Лекарства что-то сделали со мной. Я хотела сказать, но не могла. Это было на руку доктору Кейну, потому что Алек не отказался от встреч со мной. Пару раз ему показали меня привязанной к постели. Потом он настоял на врачебной комиссии, и мое состояние «стабилизировалось». Меня привезли в комнату свиданий на кресле— каталке. Алек вскочил мне навстречу, чуть не опрокинув стол, а я не могла двигаться. Совсем не могла. Я не чувствовала своего тела, а при малейшей попытке произвольного движения по мне прокатывалась болезненная судорога.
Мне хотелось кричать Алеку, как страшно мне здесь, как я боюсь потеряться в лабиринтах сознания:
«Пусть я буду твоей, но я останусь собой! Я буду для тебя кем ты захочешь: женой, любовницей, служанкой, рабыней. Я буду ползать на коленях, целовать следы твоих ног, только не здесь! Пожалуйста, забери меня отсюда!»
Мысли проносились в моей голове стремительным потоком, но я ничего не могла произнести, язык не повиновался мне. Я даже не могла дать знать Алеку, что слышу его, что понимаю.
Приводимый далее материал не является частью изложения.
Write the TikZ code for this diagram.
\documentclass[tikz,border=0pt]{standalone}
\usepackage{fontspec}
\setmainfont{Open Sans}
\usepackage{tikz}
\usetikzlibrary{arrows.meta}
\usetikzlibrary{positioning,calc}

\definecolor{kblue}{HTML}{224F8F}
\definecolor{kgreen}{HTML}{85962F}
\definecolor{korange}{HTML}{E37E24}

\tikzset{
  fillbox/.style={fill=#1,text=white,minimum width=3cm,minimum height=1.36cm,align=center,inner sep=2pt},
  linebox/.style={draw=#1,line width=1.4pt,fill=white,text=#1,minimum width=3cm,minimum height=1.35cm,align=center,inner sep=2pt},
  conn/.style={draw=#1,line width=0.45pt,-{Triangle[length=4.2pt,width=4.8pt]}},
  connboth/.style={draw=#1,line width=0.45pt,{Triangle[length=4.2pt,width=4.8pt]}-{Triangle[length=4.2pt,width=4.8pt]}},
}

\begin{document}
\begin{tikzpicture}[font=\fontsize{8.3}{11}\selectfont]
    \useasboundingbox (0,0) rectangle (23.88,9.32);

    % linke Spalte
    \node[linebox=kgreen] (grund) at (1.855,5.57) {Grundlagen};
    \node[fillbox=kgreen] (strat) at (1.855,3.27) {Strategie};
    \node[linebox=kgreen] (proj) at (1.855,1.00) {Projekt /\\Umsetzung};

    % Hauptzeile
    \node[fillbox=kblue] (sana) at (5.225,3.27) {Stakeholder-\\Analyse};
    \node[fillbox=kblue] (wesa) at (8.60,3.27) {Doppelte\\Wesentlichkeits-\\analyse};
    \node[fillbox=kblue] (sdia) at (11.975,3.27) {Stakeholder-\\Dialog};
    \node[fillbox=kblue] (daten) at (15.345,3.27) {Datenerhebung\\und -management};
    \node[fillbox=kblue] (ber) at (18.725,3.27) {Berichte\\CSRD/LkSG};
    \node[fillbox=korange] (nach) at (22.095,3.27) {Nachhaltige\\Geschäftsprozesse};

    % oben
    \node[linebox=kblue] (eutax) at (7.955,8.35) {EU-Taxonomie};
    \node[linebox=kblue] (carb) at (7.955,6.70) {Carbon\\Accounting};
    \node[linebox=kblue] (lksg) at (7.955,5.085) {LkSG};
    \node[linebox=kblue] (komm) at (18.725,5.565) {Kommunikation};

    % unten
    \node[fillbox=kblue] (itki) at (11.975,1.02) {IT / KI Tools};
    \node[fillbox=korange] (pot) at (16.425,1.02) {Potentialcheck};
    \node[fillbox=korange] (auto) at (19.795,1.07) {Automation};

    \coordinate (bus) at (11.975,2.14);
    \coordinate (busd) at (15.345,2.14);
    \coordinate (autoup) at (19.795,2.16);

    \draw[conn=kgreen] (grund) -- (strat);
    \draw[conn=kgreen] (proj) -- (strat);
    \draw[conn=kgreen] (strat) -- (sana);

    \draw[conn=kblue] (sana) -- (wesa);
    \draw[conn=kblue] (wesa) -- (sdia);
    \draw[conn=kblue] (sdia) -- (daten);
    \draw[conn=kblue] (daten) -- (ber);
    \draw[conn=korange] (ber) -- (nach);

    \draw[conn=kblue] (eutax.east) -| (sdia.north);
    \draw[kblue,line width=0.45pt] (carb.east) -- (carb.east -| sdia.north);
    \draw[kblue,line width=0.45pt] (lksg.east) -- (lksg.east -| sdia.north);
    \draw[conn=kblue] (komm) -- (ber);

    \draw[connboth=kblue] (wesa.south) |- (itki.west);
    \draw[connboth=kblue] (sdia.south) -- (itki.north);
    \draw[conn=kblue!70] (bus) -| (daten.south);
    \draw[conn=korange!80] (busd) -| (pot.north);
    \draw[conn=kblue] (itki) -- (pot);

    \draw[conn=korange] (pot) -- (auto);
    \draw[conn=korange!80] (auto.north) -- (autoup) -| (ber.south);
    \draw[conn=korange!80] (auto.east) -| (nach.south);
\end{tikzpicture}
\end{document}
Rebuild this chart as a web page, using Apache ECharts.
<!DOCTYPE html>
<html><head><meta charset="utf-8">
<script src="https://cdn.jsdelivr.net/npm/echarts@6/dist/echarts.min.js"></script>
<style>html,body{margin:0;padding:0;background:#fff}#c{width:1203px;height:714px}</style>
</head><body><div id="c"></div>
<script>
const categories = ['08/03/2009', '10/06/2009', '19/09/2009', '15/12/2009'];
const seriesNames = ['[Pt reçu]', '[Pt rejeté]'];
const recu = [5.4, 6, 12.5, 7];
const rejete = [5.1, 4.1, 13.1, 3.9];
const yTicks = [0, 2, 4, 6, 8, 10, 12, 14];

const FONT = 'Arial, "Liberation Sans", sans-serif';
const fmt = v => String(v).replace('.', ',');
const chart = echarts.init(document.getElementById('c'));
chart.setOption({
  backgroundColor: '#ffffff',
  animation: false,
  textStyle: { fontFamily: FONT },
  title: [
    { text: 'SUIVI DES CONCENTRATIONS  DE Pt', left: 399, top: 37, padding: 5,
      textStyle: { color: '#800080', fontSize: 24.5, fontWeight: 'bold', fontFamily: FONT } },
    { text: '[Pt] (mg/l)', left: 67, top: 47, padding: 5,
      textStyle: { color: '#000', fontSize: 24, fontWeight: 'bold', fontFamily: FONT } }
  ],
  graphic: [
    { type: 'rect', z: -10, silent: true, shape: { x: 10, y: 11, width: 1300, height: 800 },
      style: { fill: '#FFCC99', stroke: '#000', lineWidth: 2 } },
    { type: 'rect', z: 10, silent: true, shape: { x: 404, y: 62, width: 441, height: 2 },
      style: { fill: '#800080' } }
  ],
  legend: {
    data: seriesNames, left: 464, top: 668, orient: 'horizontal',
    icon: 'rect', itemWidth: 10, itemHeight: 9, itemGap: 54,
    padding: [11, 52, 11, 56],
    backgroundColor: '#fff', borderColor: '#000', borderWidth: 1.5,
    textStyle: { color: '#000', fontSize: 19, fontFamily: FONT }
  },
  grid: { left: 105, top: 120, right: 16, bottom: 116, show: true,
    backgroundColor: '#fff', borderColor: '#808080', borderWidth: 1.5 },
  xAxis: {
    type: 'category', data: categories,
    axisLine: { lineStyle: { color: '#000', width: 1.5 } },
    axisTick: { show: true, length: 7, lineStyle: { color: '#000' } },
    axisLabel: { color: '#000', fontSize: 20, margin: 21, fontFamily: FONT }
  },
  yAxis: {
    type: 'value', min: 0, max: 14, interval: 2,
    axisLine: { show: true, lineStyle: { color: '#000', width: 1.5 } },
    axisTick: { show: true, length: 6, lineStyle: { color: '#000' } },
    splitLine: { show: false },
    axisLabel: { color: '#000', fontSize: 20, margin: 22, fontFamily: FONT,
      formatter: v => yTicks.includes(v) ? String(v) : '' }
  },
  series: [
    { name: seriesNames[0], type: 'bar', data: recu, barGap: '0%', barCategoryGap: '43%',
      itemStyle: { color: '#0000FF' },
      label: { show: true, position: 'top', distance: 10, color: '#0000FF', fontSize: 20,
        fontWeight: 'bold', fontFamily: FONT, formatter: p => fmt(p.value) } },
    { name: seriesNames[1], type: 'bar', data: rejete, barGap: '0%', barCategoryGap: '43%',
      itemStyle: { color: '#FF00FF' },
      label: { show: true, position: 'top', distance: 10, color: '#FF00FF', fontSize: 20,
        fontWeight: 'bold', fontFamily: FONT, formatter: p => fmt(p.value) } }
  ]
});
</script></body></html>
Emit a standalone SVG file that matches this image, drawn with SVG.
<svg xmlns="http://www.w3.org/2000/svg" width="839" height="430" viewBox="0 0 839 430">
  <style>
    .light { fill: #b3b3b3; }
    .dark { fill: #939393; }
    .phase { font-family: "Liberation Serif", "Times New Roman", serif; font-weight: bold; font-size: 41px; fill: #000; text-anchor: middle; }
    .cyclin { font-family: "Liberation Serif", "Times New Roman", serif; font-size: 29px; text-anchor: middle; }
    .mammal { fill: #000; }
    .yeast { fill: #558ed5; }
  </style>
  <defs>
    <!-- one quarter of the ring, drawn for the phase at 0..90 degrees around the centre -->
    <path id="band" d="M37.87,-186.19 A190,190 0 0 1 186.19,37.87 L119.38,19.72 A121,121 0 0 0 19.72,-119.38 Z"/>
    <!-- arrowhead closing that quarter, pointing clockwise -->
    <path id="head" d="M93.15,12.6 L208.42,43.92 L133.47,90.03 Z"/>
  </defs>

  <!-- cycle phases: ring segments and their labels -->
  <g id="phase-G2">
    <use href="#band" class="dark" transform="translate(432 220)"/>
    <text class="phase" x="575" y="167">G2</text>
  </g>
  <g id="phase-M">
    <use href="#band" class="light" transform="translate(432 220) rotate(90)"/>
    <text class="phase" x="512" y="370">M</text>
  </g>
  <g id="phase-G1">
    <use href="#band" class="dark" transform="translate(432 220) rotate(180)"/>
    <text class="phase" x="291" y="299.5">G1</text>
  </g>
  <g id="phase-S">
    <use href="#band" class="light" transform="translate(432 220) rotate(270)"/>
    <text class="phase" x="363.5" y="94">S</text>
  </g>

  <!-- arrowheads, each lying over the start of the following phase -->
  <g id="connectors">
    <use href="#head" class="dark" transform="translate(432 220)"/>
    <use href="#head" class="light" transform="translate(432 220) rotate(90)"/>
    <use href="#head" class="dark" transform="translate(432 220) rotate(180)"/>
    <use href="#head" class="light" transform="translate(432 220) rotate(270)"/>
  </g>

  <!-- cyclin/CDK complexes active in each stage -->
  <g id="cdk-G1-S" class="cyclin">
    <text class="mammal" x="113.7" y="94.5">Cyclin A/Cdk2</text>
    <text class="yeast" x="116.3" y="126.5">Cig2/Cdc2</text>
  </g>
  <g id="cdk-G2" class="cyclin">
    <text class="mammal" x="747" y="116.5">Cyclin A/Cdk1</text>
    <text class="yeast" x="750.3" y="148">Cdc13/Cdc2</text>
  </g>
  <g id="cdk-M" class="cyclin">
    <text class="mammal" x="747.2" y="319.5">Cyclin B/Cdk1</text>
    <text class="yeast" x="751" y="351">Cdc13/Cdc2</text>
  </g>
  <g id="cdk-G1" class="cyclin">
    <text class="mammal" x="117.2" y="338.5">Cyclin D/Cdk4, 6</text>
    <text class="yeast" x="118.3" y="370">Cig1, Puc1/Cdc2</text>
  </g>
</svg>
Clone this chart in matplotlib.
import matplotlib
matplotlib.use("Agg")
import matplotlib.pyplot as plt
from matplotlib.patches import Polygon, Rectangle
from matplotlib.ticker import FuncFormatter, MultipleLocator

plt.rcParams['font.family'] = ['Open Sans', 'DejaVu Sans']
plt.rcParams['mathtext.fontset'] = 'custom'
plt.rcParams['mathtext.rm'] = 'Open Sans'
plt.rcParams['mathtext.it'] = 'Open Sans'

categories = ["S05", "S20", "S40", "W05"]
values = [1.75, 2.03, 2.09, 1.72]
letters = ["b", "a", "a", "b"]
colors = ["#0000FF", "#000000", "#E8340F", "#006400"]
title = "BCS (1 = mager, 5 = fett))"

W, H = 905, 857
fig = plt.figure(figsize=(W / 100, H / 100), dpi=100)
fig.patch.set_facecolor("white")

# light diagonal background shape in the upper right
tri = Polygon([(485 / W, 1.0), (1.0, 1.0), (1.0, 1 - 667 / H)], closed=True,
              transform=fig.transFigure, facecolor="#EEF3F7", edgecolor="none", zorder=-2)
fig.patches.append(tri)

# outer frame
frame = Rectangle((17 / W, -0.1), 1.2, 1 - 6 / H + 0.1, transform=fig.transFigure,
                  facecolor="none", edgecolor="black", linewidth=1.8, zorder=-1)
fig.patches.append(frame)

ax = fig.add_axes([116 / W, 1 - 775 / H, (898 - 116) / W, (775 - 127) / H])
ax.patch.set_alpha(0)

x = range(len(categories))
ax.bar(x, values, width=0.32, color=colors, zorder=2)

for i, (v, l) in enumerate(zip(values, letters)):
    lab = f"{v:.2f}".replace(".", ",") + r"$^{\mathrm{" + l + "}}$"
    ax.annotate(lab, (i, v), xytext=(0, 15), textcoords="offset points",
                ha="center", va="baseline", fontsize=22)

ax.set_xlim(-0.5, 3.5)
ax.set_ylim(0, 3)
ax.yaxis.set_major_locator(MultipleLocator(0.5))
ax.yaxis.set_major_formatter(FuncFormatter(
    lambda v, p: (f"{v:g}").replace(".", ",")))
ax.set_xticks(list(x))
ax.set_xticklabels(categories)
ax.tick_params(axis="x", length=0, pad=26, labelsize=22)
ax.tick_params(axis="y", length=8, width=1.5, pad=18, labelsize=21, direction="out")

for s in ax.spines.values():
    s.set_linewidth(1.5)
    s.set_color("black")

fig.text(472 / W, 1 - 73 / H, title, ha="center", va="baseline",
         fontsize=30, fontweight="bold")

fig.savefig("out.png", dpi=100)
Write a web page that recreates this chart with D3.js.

Алек долго вглядывался в мои глаза и просил:
– Ответь мне, милая. Хотя бы закрой глаза.
Но даже веки не слушались меня.
Отчаянье нахлынуло новой волной, и я почувствовала, как из моих глаз по щекам потекли потоки горячих слез. Алек взял мое лицо в свои ладони и приблизил к себе вплотную. Сквозь пелену слез я видела его глаза: золотистую радужку с темными пятнышками. Видела, как «дышат» его зрачки. Несмотря на слезы, а может благодаря им, зрение сделалось таким острым, что мне казалось, еще немного, и я разгляжу хрусталики его глаз. И тут у меня получилось:
– Про… шшуу… – прошелестела я на выдохе, и сама не узнала свой голос. Вторая попытка заговорить полоснула по горлу горячей судорогой, из меня вырвалось горячее шипение.
– Спа… сси…
Алек, внимательно смотревший в мои глаза, неожиданно едва заметно кивнул и прошептал:
– Я понял, моя богиня!
Сейчас я прощала ему все: и «богиню», и целование пальцев, и свое лицо в его ладонях. Он понял! Он вытащит меня отсюда!
Я не могла закрыть глаза и видела то стены, то потолок. Два санитара опять привезли меня на каталке в комнату с черным потолком. Может быть, он не был черным, а темно было в моих глазах.
Один из санитаров наклонился ко мне.
– Смотри-ка, таращится! – воскликнул он и помахал ладонью перед моим лицом. Изображение смазалось.
– Как думаешь, они что-то понимают? – снова заговорил он.
– «Понимают», «не понимают» – нам-то что? – бубнил второй. – Знай себе, катай.
– С такой я и сам бы не прочь покататься, – размышлял первый. – Смотри какая. Свеженькая.
Рубашка была откинута, незнакомые руки принялись торопливо трогать и ощупывать мое тело. Они бесцеремонно и беспорядочно двигались по моим бедрам, животу, груди. Заскорузлые пальцы теребили соски.
Я чувствовала их прикосновение, но не испытывала стыда.